## Task objective
A line counts if it contains the string "this"; say how many such lines there are, giving only the number.

## Extracted data
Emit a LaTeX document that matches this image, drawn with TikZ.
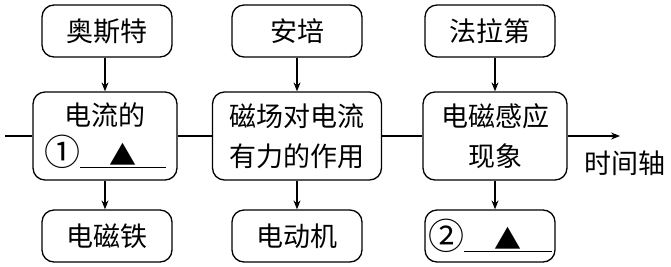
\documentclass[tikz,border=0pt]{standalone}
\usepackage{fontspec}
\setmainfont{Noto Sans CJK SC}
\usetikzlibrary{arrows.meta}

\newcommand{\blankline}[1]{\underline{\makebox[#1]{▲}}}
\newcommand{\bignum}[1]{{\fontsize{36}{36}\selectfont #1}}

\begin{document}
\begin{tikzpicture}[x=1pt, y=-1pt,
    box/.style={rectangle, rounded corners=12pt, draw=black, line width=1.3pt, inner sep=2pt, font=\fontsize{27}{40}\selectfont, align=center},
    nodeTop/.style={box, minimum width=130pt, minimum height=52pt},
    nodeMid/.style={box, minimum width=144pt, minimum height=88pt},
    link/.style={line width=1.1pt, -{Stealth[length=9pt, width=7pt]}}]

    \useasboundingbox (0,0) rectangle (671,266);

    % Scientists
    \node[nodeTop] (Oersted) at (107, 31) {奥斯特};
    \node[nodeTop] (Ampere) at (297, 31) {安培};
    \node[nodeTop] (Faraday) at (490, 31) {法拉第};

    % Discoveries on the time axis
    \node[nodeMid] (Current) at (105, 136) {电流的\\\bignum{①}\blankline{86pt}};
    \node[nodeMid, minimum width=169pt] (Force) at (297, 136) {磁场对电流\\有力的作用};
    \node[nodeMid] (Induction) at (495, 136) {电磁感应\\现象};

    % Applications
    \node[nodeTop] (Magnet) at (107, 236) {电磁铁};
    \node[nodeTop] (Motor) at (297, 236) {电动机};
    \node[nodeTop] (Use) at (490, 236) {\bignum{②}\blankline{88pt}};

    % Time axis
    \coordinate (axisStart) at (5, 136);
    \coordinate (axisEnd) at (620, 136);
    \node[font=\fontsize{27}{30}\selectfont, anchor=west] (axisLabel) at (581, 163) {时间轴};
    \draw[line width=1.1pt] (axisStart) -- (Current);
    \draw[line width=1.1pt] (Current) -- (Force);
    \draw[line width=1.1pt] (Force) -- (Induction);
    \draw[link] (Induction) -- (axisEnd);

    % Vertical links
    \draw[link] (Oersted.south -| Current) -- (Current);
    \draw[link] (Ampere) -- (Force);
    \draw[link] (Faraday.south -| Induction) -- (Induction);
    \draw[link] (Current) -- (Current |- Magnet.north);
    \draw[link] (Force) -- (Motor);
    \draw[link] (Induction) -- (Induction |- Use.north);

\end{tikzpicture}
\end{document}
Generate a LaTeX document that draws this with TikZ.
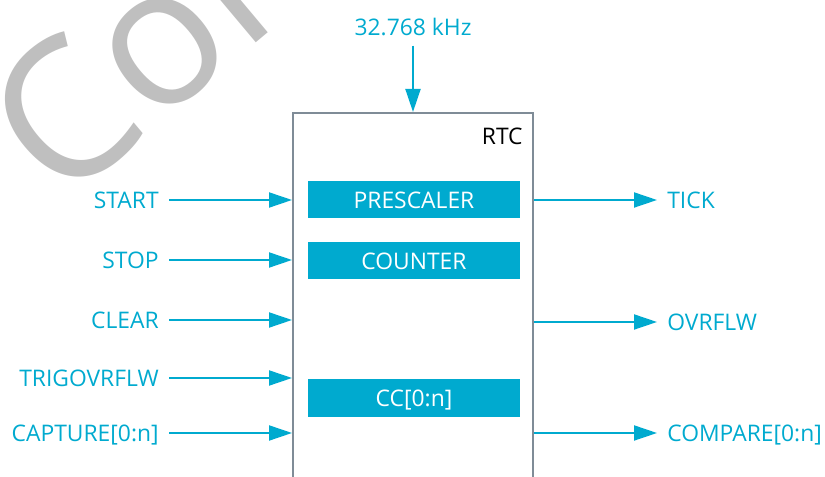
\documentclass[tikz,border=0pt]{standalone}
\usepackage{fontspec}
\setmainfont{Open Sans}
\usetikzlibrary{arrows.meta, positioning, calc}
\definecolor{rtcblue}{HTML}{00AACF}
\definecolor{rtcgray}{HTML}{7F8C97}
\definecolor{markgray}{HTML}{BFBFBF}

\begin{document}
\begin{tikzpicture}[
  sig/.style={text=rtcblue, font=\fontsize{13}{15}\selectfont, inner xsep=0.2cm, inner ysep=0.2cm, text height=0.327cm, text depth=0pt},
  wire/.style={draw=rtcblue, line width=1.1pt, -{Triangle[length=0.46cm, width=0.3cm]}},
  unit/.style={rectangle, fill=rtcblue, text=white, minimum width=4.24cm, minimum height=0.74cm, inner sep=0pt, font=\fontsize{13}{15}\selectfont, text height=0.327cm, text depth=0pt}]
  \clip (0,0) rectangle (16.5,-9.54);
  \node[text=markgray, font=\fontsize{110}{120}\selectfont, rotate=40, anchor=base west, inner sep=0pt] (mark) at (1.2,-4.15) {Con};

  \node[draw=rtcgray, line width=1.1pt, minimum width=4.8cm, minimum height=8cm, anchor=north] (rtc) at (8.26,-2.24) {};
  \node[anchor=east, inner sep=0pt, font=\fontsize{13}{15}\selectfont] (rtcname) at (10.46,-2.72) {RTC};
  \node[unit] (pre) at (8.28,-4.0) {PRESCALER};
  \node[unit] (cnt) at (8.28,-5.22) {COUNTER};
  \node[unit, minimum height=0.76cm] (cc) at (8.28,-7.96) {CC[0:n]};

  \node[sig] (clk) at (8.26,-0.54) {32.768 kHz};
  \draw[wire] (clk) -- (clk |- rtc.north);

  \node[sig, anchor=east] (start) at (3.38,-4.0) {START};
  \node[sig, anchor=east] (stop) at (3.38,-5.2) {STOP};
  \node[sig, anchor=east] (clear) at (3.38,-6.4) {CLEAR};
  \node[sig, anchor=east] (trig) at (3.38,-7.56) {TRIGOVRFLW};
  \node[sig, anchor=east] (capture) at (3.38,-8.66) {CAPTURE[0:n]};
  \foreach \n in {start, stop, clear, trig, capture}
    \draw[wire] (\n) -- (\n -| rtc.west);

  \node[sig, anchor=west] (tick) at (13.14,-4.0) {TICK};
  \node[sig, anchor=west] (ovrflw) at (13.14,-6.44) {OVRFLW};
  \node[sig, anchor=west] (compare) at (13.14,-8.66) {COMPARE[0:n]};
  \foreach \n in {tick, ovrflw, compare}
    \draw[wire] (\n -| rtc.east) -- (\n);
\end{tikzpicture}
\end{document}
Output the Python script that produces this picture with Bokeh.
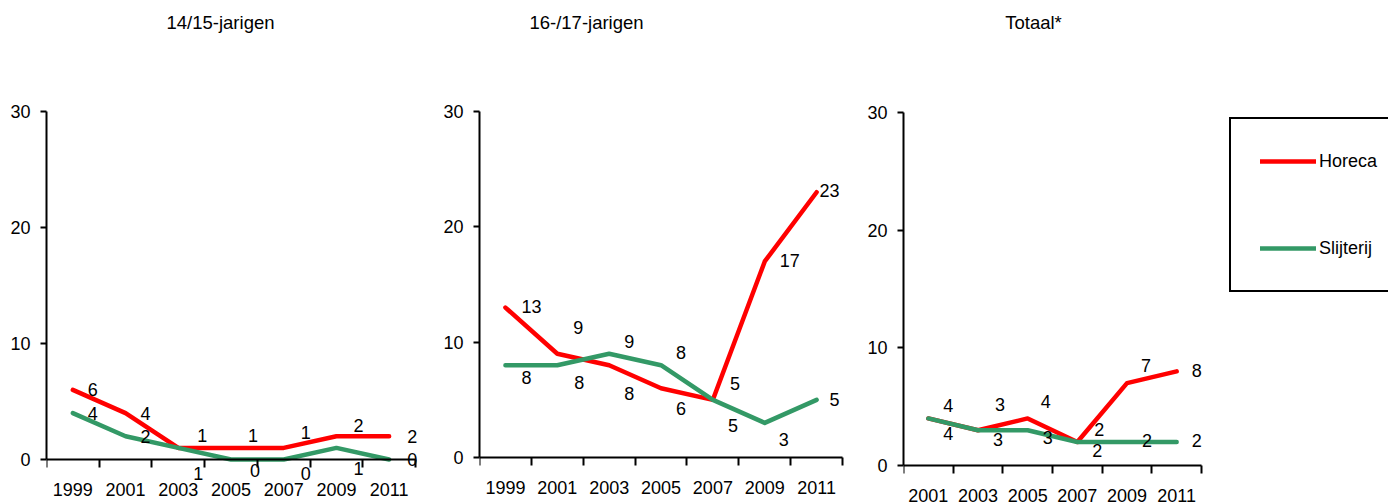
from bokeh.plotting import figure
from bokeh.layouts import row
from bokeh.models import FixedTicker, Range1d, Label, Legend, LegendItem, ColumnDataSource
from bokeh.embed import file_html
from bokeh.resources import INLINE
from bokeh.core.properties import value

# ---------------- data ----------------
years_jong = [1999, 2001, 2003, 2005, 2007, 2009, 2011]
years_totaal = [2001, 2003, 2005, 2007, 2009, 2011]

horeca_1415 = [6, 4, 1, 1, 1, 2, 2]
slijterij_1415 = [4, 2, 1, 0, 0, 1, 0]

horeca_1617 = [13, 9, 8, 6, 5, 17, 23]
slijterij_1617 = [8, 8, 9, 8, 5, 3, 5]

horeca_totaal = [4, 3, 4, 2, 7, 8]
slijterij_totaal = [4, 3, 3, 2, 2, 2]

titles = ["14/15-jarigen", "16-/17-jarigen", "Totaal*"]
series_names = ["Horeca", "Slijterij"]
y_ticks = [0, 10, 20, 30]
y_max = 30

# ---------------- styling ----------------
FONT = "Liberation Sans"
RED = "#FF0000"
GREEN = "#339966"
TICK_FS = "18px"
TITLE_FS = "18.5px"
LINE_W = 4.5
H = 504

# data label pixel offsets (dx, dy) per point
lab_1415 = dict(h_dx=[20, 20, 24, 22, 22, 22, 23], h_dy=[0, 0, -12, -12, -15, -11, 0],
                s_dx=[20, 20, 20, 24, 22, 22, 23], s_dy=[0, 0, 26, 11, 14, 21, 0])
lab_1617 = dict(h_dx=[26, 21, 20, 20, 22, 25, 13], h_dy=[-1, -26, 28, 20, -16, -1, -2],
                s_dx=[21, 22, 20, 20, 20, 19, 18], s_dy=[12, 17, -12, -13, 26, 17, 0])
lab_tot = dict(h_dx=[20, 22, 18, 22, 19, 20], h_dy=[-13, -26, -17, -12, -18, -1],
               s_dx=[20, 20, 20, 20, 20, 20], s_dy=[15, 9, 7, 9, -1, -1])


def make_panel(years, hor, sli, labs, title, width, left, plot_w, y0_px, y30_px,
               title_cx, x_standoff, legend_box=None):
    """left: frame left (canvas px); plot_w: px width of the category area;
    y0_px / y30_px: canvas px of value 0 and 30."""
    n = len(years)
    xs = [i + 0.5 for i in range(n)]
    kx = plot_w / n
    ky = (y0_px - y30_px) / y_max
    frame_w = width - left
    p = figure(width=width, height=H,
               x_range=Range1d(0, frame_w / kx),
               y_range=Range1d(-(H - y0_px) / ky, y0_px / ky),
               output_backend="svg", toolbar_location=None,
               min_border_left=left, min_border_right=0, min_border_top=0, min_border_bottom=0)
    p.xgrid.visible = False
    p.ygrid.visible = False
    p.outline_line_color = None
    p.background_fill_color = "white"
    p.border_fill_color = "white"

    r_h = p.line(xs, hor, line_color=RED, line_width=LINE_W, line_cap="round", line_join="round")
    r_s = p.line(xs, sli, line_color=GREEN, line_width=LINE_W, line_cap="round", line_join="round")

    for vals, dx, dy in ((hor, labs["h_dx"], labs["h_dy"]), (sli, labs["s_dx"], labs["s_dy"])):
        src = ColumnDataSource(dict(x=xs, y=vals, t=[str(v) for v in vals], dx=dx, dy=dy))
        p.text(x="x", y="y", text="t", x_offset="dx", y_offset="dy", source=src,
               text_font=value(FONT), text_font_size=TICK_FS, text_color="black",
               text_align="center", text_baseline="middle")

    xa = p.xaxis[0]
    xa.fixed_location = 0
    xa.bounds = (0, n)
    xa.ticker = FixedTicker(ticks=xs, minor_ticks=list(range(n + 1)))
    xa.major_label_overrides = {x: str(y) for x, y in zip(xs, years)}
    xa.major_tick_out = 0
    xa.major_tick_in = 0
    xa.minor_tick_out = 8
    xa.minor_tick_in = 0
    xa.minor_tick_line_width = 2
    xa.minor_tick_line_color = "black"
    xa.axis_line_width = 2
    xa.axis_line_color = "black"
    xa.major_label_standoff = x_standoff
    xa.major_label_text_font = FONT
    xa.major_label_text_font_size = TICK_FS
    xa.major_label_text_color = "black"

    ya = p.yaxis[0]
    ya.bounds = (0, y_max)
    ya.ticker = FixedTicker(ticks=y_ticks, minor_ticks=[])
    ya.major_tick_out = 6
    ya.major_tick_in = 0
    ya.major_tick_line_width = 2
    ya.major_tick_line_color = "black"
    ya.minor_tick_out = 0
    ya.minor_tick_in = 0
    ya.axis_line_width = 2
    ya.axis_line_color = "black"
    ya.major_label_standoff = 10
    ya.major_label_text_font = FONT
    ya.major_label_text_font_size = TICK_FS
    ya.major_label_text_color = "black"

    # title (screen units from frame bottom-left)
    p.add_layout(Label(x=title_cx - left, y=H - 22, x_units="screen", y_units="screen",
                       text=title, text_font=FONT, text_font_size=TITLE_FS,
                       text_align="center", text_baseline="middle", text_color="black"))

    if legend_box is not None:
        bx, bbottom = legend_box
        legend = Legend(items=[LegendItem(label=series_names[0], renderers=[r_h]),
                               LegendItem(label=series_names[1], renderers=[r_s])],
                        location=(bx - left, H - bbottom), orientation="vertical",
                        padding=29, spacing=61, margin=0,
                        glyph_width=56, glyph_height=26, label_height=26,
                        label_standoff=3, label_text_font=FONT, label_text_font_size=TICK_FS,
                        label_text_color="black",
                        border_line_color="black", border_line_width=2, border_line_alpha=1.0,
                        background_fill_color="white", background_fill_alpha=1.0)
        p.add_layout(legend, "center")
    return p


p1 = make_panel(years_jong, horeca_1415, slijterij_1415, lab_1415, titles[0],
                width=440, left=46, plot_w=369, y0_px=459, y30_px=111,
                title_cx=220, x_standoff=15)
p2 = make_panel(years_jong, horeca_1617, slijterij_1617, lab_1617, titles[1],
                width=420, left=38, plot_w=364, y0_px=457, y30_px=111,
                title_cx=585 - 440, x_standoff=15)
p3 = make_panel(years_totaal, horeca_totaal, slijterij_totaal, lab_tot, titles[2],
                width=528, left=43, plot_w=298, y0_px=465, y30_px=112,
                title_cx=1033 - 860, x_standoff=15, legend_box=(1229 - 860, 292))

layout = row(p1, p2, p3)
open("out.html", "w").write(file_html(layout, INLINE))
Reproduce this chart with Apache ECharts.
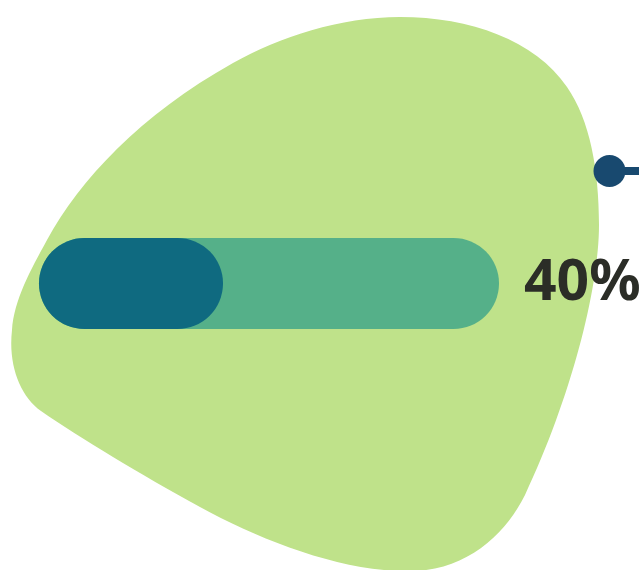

## Written response
4